Zugleich warnen Steuerzahlerbund und Industrie- und Handelskammertag (DIHK) vor den Folgen der SPD-Pläne für Mittelständler. Letztere seien meist einkommensteuerpflichtige Personengesellschaften und von einer Anhebung des Spitzensteuersatzes betroffen, betont der DIHK. "Was sich vielleicht populär anhört, dass nämlich ,die Reichen' mehr bezahlen sollen, trifft in Wirklichkeit kleine und mittlere Unternehmen, die durch den SPD-Tarif eher bestraft werden", warnt Reiner Holznagel. Auch Ifo-Chef Clemens Fuest sieht negative Folgen für Unternehmen.

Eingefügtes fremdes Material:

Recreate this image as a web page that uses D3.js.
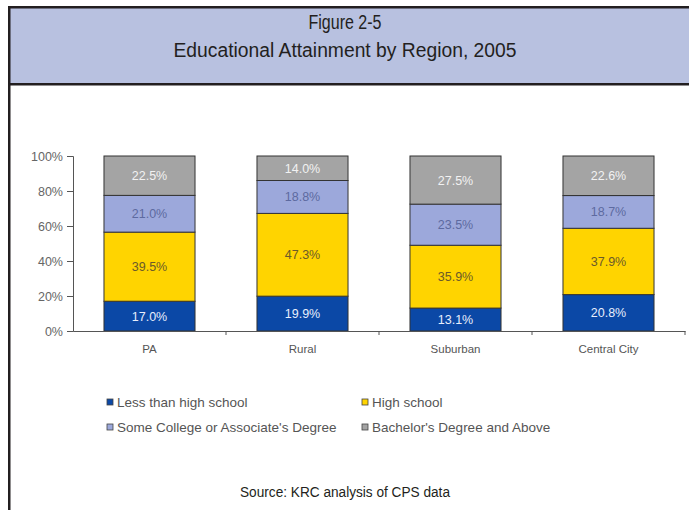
<!DOCTYPE html>
<html>
<head>
<meta charset="utf-8">
<script src="https://cdn.jsdelivr.net/npm/d3@7"></script>
<style>
  body { margin: 0; background: #fff; }
  svg { display: block; }
</style>
</head>
<body>
<div id="chart"></div>
<script>
// educational attainment by region, 2005 (percent)
var regions = ["PA", "Rural", "Suburban", "Central City"];
var seriesNames = ["Less than high school", "High school",
  "Some College or Associate's Degree", "Bachelor's Degree and Above"];
var lessThanHS = [17.0, 19.9, 13.1, 20.8];
var highSchool = [39.5, 47.3, 35.9, 37.9];
var someCollege = [21.0, 18.8, 23.5, 18.7];
var bachelors = [22.5, 14.0, 27.5, 22.6];
var yTicks = [0, 20, 40, 60, 80, 100];

var colors = ["#0b48a6", "#ffd400", "#9ca8db", "#a4a4a4"];
var labelColors = ["#e8eefc", "#6b5a2a", "#5d6aa0", "#f2f2f2"];

var fullWidth = 689, fullHeight = 510;

var svg = d3.select("#chart").append("svg")
  .attr("width", fullWidth)
  .attr("height", fullHeight);

// frame + header band
svg.append("rect").attr("x", 10).attr("y", 8).attr("width", fullWidth - 10).attr("height", 75)
  .attr("fill", "#b8c1e0");
svg.append("rect").attr("x", 8).attr("y", 6).attr("width", fullWidth - 8).attr("height", 2.5).attr("fill", "#231f20");
svg.append("rect").attr("x", 8).attr("y", 83).attr("width", fullWidth - 8).attr("height", 2.5).attr("fill", "#231f20");
svg.append("rect").attr("x", 8).attr("y", 6).attr("width", 2.5).attr("height", fullHeight - 6).attr("fill", "#231f20");

// condensed look: squeeze the glyphs to the widths seen in the picture
var titleFont = "'Liberation Sans', Arial, sans-serif";
function narrowText(txt, cx, cy, size, len) {
  svg.append("text").attr("x", cx - len / 2).attr("y", cy)
    .attr("textLength", len).attr("lengthAdjust", "spacingAndGlyphs")
    .style("font-family", titleFont).style("font-size", size + "px").attr("fill", "#231f20")
    .text(txt);
}
narrowText("Figure 2-5", 345, 29, 20, 73);
narrowText("Educational Attainment by Region, 2005", 345, 57, 20, 343);
narrowText("Source: KRC analysis of CPS data", 345, 497, 15.5, 210);

// scales
var x = d3.scaleBand().domain(regions).range([73, 685])
  .paddingInner(0.405).paddingOuter(0.2025);
var y = d3.scaleLinear().domain([0, 100]).range([331, 156]);

var rows = regions.map(function(r, i) {
  return { region: r, s0: lessThanHS[i], s1: highSchool[i], s2: someCollege[i], s3: bachelors[i] };
});
var stack = d3.stack().keys(["s0", "s1", "s2", "s3"]);
var layers = stack(rows);

var chartFont = "'Liberation Sans', Arial, sans-serif";

var g = svg.append("g");
layers.forEach(function(layer, k) {
  var grp = g.append("g");
  grp.selectAll("rect").data(layer).enter().append("rect")
    .attr("x", function(d) { return x(d.data.region); })
    .attr("y", function(d) { return y(d[1]); })
    .attr("width", x.bandwidth())
    .attr("height", function(d) { return y(d[0]) - y(d[1]); })
    .attr("fill", colors[k])
    .attr("stroke", "#333")
    .attr("stroke-width", 1);
  grp.selectAll("text").data(layer).enter().append("text")
    .attr("x", function(d) { return x(d.data.region) + x.bandwidth() / 2; })
    .attr("y", function(d) { return (y(d[0]) + y(d[1])) / 2 + 4.5; })
    .attr("text-anchor", "middle")
    .style("font-family", chartFont).style("font-size", "12.5px")
    .attr("fill", labelColors[k])
    .text(function(d) { return (d[1] - d[0]).toFixed(1) + "%"; });
});

// y axis
var yAxis = d3.axisLeft(y).tickValues(yTicks).tickSize(6).tickPadding(4)
  .tickFormat(function(d) { return d + "%"; });
var ya = svg.append("g").attr("transform", "translate(73,0)").call(yAxis);
ya.select(".domain").attr("stroke", "#555");
ya.selectAll(".tick line").attr("stroke", "#555");
ya.selectAll("text").style("font-family", chartFont).style("font-size", "12.5px").attr("fill", "#666");

// x axis with boundary ticks
var xAxis = d3.axisBottom(x).tickSize(0).tickPadding(14);
var xa = svg.append("g").attr("transform", "translate(0,331)").call(xAxis);
xa.select(".domain").attr("stroke", "#555");
xa.selectAll("text").style("font-family", chartFont).style("font-size", "11.5px").attr("fill", "#555");
var bounds = regions.map(function(r) { return x(r) - x.step() * x.paddingInner() / 2; }).concat([685]);
xa.selectAll("line.bound").data(bounds.slice(1)).enter().append("line")
  .attr("class", "bound")
  .attr("x1", function(d) { return d; }).attr("x2", function(d) { return d; })
  .attr("y1", 0).attr("y2", 4).attr("stroke", "#555");

// legend
var legendPos = [[107, 407], [362, 407], [107, 432], [362, 432]];
var legend = svg.append("g").selectAll("g").data(seriesNames).enter().append("g")
  .attr("transform", function(d, i) { return "translate(" + legendPos[i][0] + "," + legendPos[i][1] + ")"; });
legend.append("rect").attr("x", 0).attr("y", -8).attr("width", 6).attr("height", 6)
  .attr("fill", function(d, i) { return colors[i]; })
  .attr("stroke", "#444").attr("stroke-width", 0.8);
legend.append("text").attr("x", 10).attr("y", 0)
  .style("font-family", chartFont).style("font-size", "13.5px").attr("fill", "#555")
  .text(function(d) { return d; });
</script>
</body>
</html>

Streit gibt es zudem um die Erbschaftsteuer. Die SPD will "sehr große Erbschaften" höher belasten. Merkel sagte dagegen beim Tag der Industrie: "Wir wollen auch an der Erbschaftsteuer jetzt erst einmal nicht rühren." Eine Wiederbelebung der Vermögensteuer, wie sie linke Politiker fordern, sei das absolut falsche Signal, so Merkel. Wenigstens das sieht auch SPD-Chef Martin Schulz so: Die Vermögensteuer will er nicht einführen - zur Enttäuschung der Jusos, die gestern Nachbesserung forderten.